╭─ Data segment
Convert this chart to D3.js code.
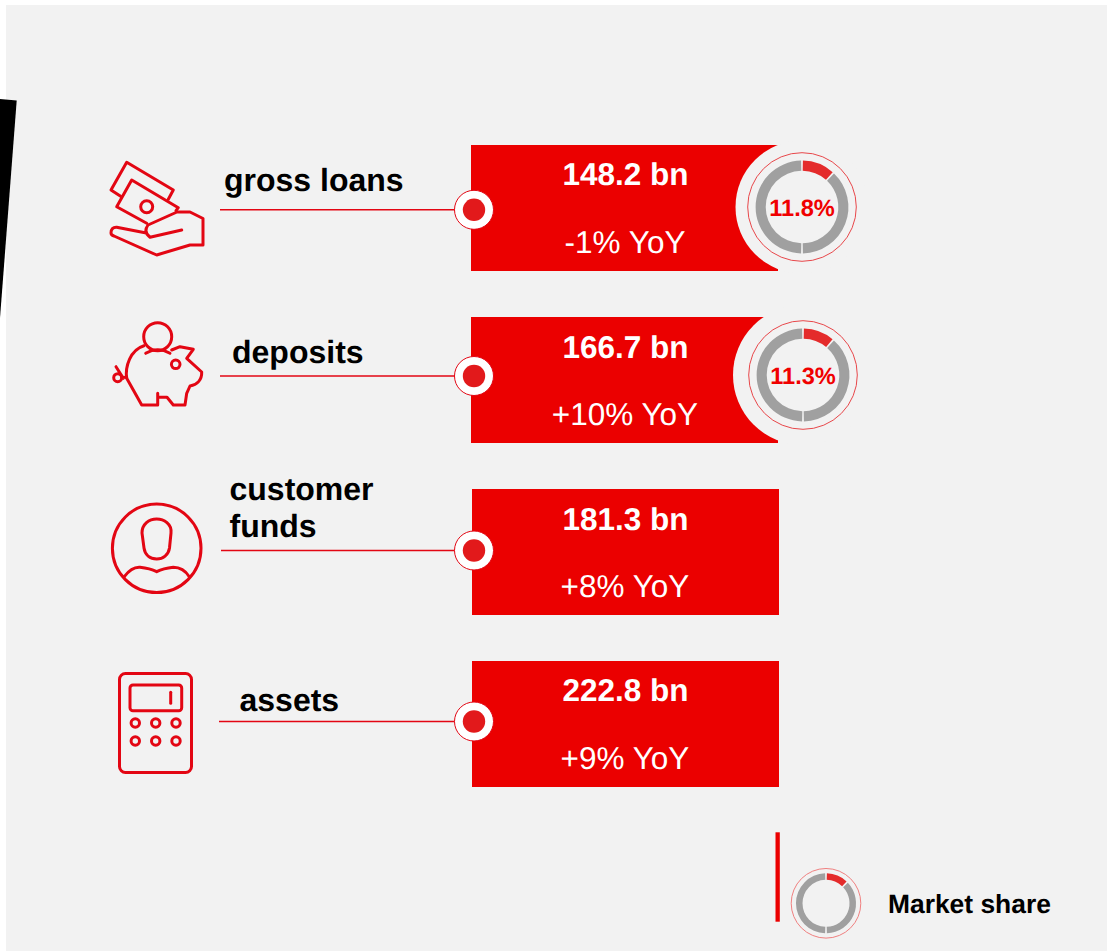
<!DOCTYPE html>
<html><head><meta charset="utf-8">
<script src="https://cdnjs.cloudflare.com/ajax/libs/d3/7.8.5/d3.min.js"></script>
<style>html,body{margin:0;padding:0;background:#fff}svg{display:block}text{font-family:"Liberation Sans",Arial,sans-serif;text-rendering:geometricPrecision}</style>
</head><body><svg id="c" width="1115" height="951"></svg>
<script>
// Data
const categories = ["gross loans", "deposits", "customer funds", "assets"];
const amounts = ["148.2 bn", "166.7 bn", "181.3 bn", "222.8 bn"];
const yoy = ["-1% YoY", "+10% YoY", "+8% YoY", "+9% YoY"];
const marketShare = [11.8, 11.3, null, null];
const legendShare = 12.5;
const legendLabel = "Market share";

// Layout per row
const labelLines = [["gross loans"], ["deposits"], ["customer", "funds"], ["assets"]];
const labelX = [224, 232, 229.5, 239.5];
const labelBase = [[191], [363], [499.5, 537], [711]];
const ruleStart = [220, 220, 221, 219];
const ruleY = [209.8, 376, 550.5, 721.5];
const cardX = [471, 471, 472, 472];
const amountBase = [40, 40.5, 40.5, 39.5];
const donutCx = [802, 803, null, null];
const donutCy = [207, 375, null, null];
const notchR = [66.5, 70, null, null];

const RED = "#EB0000", ICON = "#E30613", PANEL = "#F2F2F2", GREY = "#A0A0A0", ARC = "#E42B2B";
const svg = d3.select("#c");

const y = d3.scalePoint().domain(categories).range([145, 661]);
const pct = d3.scaleLinear().domain([0, 100]).range([0, 2 * Math.PI]);

svg.append("rect").attr("x", 6).attr("y", 5).attr("width", 1101).attr("height", 946).attr("fill", PANEL);
svg.append("path").attr("d", "M0,99 L16.7,100.5 L0,318 Z").attr("fill", "#000");

function donut(g, share, rOuter, rInner, rThin, thinColor) {
  g.append("circle").attr("r", rThin).attr("fill", "none").attr("stroke", thinColor).attr("stroke-width", 1);
  const parts = [
    { a: 0, b: share, c: ARC },
    { a: share, b: 50, c: GREY },
    { a: 50, b: 100, c: GREY }
  ];
  const gap = 0.9 / rOuter;
  const arc = d3.arc().innerRadius(rInner).outerRadius(rOuter);
  g.selectAll("path.seg").data(parts).join("path").attr("class", "seg")
    .attr("fill", d => d.c)
    .attr("d", d => arc({ startAngle: pct(d.a) + gap, endAngle: pct(d.b) - gap }));
}

categories.forEach((cat, i) => {
  const top = y(cat);
  const cx = cardX[i];
  const g = svg.append("g");
  g.append("line").attr("x1", ruleStart[i]).attr("x2", 456).attr("y1", ruleY[i]).attr("y2", ruleY[i])
    .attr("stroke", ICON).attr("stroke-width", 1.6);
  g.append("rect").attr("x", cx).attr("y", top).attr("width", 307).attr("height", 126).attr("fill", RED);

  if (marketShare[i] != null) {
    g.append("circle").attr("cx", donutCx[i]).attr("cy", donutCy[i]).attr("r", notchR[i]).attr("fill", PANEL);
    const d = g.append("g").attr("transform", `translate(${donutCx[i]},${donutCy[i]})`);
    donut(d, marketShare[i], 46.4, 36.3, 54.3, "#E8474A");
    d.append("text").attr("text-anchor", "middle").attr("y", 9).attr("font-size", 23.6).attr("font-weight", 700)
      .attr("fill", "#F00000").text(marketShare[i].toFixed(1) + "%");
  }

  g.append("circle").attr("cx", 474).attr("cy", ruleY[i]).attr("r", 19.5).attr("fill", "#fff").attr("stroke", ICON).attr("stroke-width", 1);
  g.append("circle").attr("cx", 474).attr("cy", ruleY[i]).attr("r", 11.2).attr("fill", "#E2191B");

  g.append("text").attr("x", 625.5).attr("y", top + amountBase[i]).attr("text-anchor", "middle")
    .attr("font-size", 31.5).attr("font-weight", 700).attr("fill", "#fff").text(amounts[i]);
  g.append("text").attr("x", 625).attr("y", top + 107.7).attr("text-anchor", "middle")
    .attr("font-size", 31.5).attr("fill", "#fff").text(yoy[i]);

  labelLines[i].forEach((t, k) => {
    g.append("text").attr("x", labelX[i]).attr("y", labelBase[i][k])
      .attr("font-size", 32).attr("font-weight", 700).attr("fill", "#000").text(t);
  });
});

// Icons (decoration)
const icons = svg.append("g").attr("fill", "none").attr("stroke", ICON).attr("stroke-width", 3)
  .attr("stroke-linejoin", "round").attr("stroke-linecap", "round");
const iconPaths = [
  "M168.3,199.3 L173.3,190 L126.7,162.3 L111,190 L121,196.5",
  "M176,210.7 L178.3,207.7 L131.7,180 L116.7,206.7 L146.7,223.3",
  "M145,232.7 L116.7,227.3 Q111,227 111,233 Q111,235 114,236 L156.7,255 L190,245 L203,245 L203,218.5 L190,212 L177,212 L148,225 Q143,232 150,237.3 L181.7,230",
  "M144,345.7 C130,350 125,367 126.7,378.3 L141.7,405 L157.7,405 L157.7,393.3 L157.7,397.3 L167,397.3 L173.3,405 L185,405 L186.7,393.3 L190,386 C197,385 202,380 201.7,372 L186.7,358.3 L193.3,349.3 L180,346.7 L171.7,350",
  "M145.7,353.3 Q157.7,346 170,353.3",
  "M116,366.7 L123.3,378.3 M121.7,377.5 L126.7,377.3",
  "M142,533 C142,524 149,519 156.7,519 C164,519 172,524 171,533 L169.5,548 C168.5,555 163,559 156.7,559 C150,559 145,555 144,548 Z",
  "M124.3,576.7 Q131.7,566.7 140,567.3 Q150,568.3 156.7,571.7 Q163.3,568.3 173.3,567.3 Q183.3,567.3 189.3,576.7",
  "M170.7,692.3 L170.7,703.3"
];
icons.selectAll("path").data(iconPaths).join("path").attr("d", d => d);
const iconCircles = [
  [146.7, 206.7, 6], [157.7, 336.7, 14], [175.7, 364.3, 4.3], [117.7, 377.7, 4], [156.7, 548.3, 44.3],
  [135.3, 723, 4.2], [155.7, 723, 4.2], [176, 723, 4.2], [135.3, 741, 4.2], [155.7, 741, 4.2], [176, 741, 4.2]
];
icons.selectAll("circle").data(iconCircles).join("circle").attr("cx", d => d[0]).attr("cy", d => d[1]).attr("r", d => d[2]);
icons.append("rect").attr("x", 119.5).attr("y", 673.5).attr("width", 72).attr("height", 99).attr("rx", 6);
icons.append("rect").attr("x", 130).attr("y", 685).attr("width", 51.7).attr("height", 25.7).attr("rx", 3);

// Legend
svg.append("rect").attr("x", 775.5).attr("y", 832.3).attr("width", 4.3).attr("height", 89.4).attr("fill", "#EB0000");
donut(svg.append("g").attr("transform", "translate(826,903.3)"), legendShare, 30, 23.5, 34.8, "#F08080");
svg.append("text").attr("x", 888).attr("y", 913).attr("font-size", 26.4).attr("font-weight", 700).attr("fill", "#000").text(legendLabel);
</script></body></html>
╰─
» Given request
Repeat the data exactly in full, omitting its pictures.

» Output for this task
Convert this chart to D3.js code.
<!DOCTYPE html>
<html><head><meta charset="utf-8">
<script src="https://cdnjs.cloudflare.com/ajax/libs/d3/7.8.5/d3.min.js"></script>
<style>html,body{margin:0;padding:0;background:#fff}svg{display:block}text{font-family:"Liberation Sans",Arial,sans-serif;text-rendering:geometricPrecision}</style>
</head><body><svg id="c" width="1115" height="951"></svg>
<script>
// Data
const categories = ["gross loans", "deposits", "customer funds", "assets"];
const amounts = ["148.2 bn", "166.7 bn", "181.3 bn", "222.8 bn"];
const yoy = ["-1% YoY", "+10% YoY", "+8% YoY", "+9% YoY"];
const marketShare = [11.8, 11.3, null, null];
const legendShare = 12.5;
const legendLabel = "Market share";

// Layout per row
const labelLines = [["gross loans"], ["deposits"], ["customer", "funds"], ["assets"]];
const labelX = [224, 232, 229.5, 239.5];
const labelBase = [[191], [363], [499.5, 537], [711]];
const ruleStart = [220, 220, 221, 219];
const ruleY = [209.8, 376, 550.5, 721.5];
const cardX = [471, 471, 472, 472];
const amountBase = [40, 40.5, 40.5, 39.5];
const donutCx = [802, 803, null, null];
const donutCy = [207, 375, null, null];
const notchR = [66.5, 70, null, null];

const RED = "#EB0000", ICON = "#E30613", PANEL = "#F2F2F2", GREY = "#A0A0A0", ARC = "#E42B2B";
const svg = d3.select("#c");

const y = d3.scalePoint().domain(categories).range([145, 661]);
const pct = d3.scaleLinear().domain([0, 100]).range([0, 2 * Math.PI]);

svg.append("rect").attr("x", 6).attr("y", 5).attr("width", 1101).attr("height", 946).attr("fill", PANEL);
svg.append("path").attr("d", "M0,99 L16.7,100.5 L0,318 Z").attr("fill", "#000");

function donut(g, share, rOuter, rInner, rThin, thinColor) {
  g.append("circle").attr("r", rThin).attr("fill", "none").attr("stroke", thinColor).attr("stroke-width", 1);
  const parts = [
    { a: 0, b: share, c: ARC },
    { a: share, b: 50, c: GREY },
    { a: 50, b: 100, c: GREY }
  ];
  const gap = 0.9 / rOuter;
  const arc = d3.arc().innerRadius(rInner).outerRadius(rOuter);
  g.selectAll("path.seg").data(parts).join("path").attr("class", "seg")
    .attr("fill", d => d.c)
    .attr("d", d => arc({ startAngle: pct(d.a) + gap, endAngle: pct(d.b) - gap }));
}

categories.forEach((cat, i) => {
  const top = y(cat);
  const cx = cardX[i];
  const g = svg.append("g");
  g.append("line").attr("x1", ruleStart[i]).attr("x2", 456).attr("y1", ruleY[i]).attr("y2", ruleY[i])
    .attr("stroke", ICON).attr("stroke-width", 1.6);
  g.append("rect").attr("x", cx).attr("y", top).attr("width", 307).attr("height", 126).attr("fill", RED);

  if (marketShare[i] != null) {
    g.append("circle").attr("cx", donutCx[i]).attr("cy", donutCy[i]).attr("r", notchR[i]).attr("fill", PANEL);
    const d = g.append("g").attr("transform", `translate(${donutCx[i]},${donutCy[i]})`);
    donut(d, marketShare[i], 46.4, 36.3, 54.3, "#E8474A");
    d.append("text").attr("text-anchor", "middle").attr("y", 9).attr("font-size", 23.6).attr("font-weight", 700)
      .attr("fill", "#F00000").text(marketShare[i].toFixed(1) + "%");
  }

  g.append("circle").attr("cx", 474).attr("cy", ruleY[i]).attr("r", 19.5).attr("fill", "#fff").attr("stroke", ICON).attr("stroke-width", 1);
  g.append("circle").attr("cx", 474).attr("cy", ruleY[i]).attr("r", 11.2).attr("fill", "#E2191B");

  g.append("text").attr("x", 625.5).attr("y", top + amountBase[i]).attr("text-anchor", "middle")
    .attr("font-size", 31.5).attr("font-weight", 700).attr("fill", "#fff").text(amounts[i]);
  g.append("text").attr("x", 625).attr("y", top + 107.7).attr("text-anchor", "middle")
    .attr("font-size", 31.5).attr("fill", "#fff").text(yoy[i]);

  labelLines[i].forEach((t, k) => {
    g.append("text").attr("x", labelX[i]).attr("y", labelBase[i][k])
      .attr("font-size", 32).attr("font-weight", 700).attr("fill", "#000").text(t);
  });
});

// Icons (decoration)
const icons = svg.append("g").attr("fill", "none").attr("stroke", ICON).attr("stroke-width", 3)
  .attr("stroke-linejoin", "round").attr("stroke-linecap", "round");
const iconPaths = [
  "M168.3,199.3 L173.3,190 L126.7,162.3 L111,190 L121,196.5",
  "M176,210.7 L178.3,207.7 L131.7,180 L116.7,206.7 L146.7,223.3",
  "M145,232.7 L116.7,227.3 Q111,227 111,233 Q111,235 114,236 L156.7,255 L190,245 L203,245 L203,218.5 L190,212 L177,212 L148,225 Q143,232 150,237.3 L181.7,230",
  "M144,345.7 C130,350 125,367 126.7,378.3 L141.7,405 L157.7,405 L157.7,393.3 L157.7,397.3 L167,397.3 L173.3,405 L185,405 L186.7,393.3 L190,386 C197,385 202,380 201.7,372 L186.7,358.3 L193.3,349.3 L180,346.7 L171.7,350",
  "M145.7,353.3 Q157.7,346 170,353.3",
  "M116,366.7 L123.3,378.3 M121.7,377.5 L126.7,377.3",
  "M142,533 C142,524 149,519 156.7,519 C164,519 172,524 171,533 L169.5,548 C168.5,555 163,559 156.7,559 C150,559 145,555 144,548 Z",
  "M124.3,576.7 Q131.7,566.7 140,567.3 Q150,568.3 156.7,571.7 Q163.3,568.3 173.3,567.3 Q183.3,567.3 189.3,576.7",
  "M170.7,692.3 L170.7,703.3"
];
icons.selectAll("path").data(iconPaths).join("path").attr("d", d => d);
const iconCircles = [
  [146.7, 206.7, 6], [157.7, 336.7, 14], [175.7, 364.3, 4.3], [117.7, 377.7, 4], [156.7, 548.3, 44.3],
  [135.3, 723, 4.2], [155.7, 723, 4.2], [176, 723, 4.2], [135.3, 741, 4.2], [155.7, 741, 4.2], [176, 741, 4.2]
];
icons.selectAll("circle").data(iconCircles).join("circle").attr("cx", d => d[0]).attr("cy", d => d[1]).attr("r", d => d[2]);
icons.append("rect").attr("x", 119.5).attr("y", 673.5).attr("width", 72).attr("height", 99).attr("rx", 6);
icons.append("rect").attr("x", 130).attr("y", 685).attr("width", 51.7).attr("height", 25.7).attr("rx", 3);

// Legend
svg.append("rect").attr("x", 775.5).attr("y", 832.3).attr("width", 4.3).attr("height", 89.4).attr("fill", "#EB0000");
donut(svg.append("g").attr("transform", "translate(826,903.3)"), legendShare, 30, 23.5, 34.8, "#F08080");
svg.append("text").attr("x", 888).attr("y", 913).attr("font-size", 26.4).attr("font-weight", 700).attr("fill", "#000").text(legendLabel);
</script></body></html>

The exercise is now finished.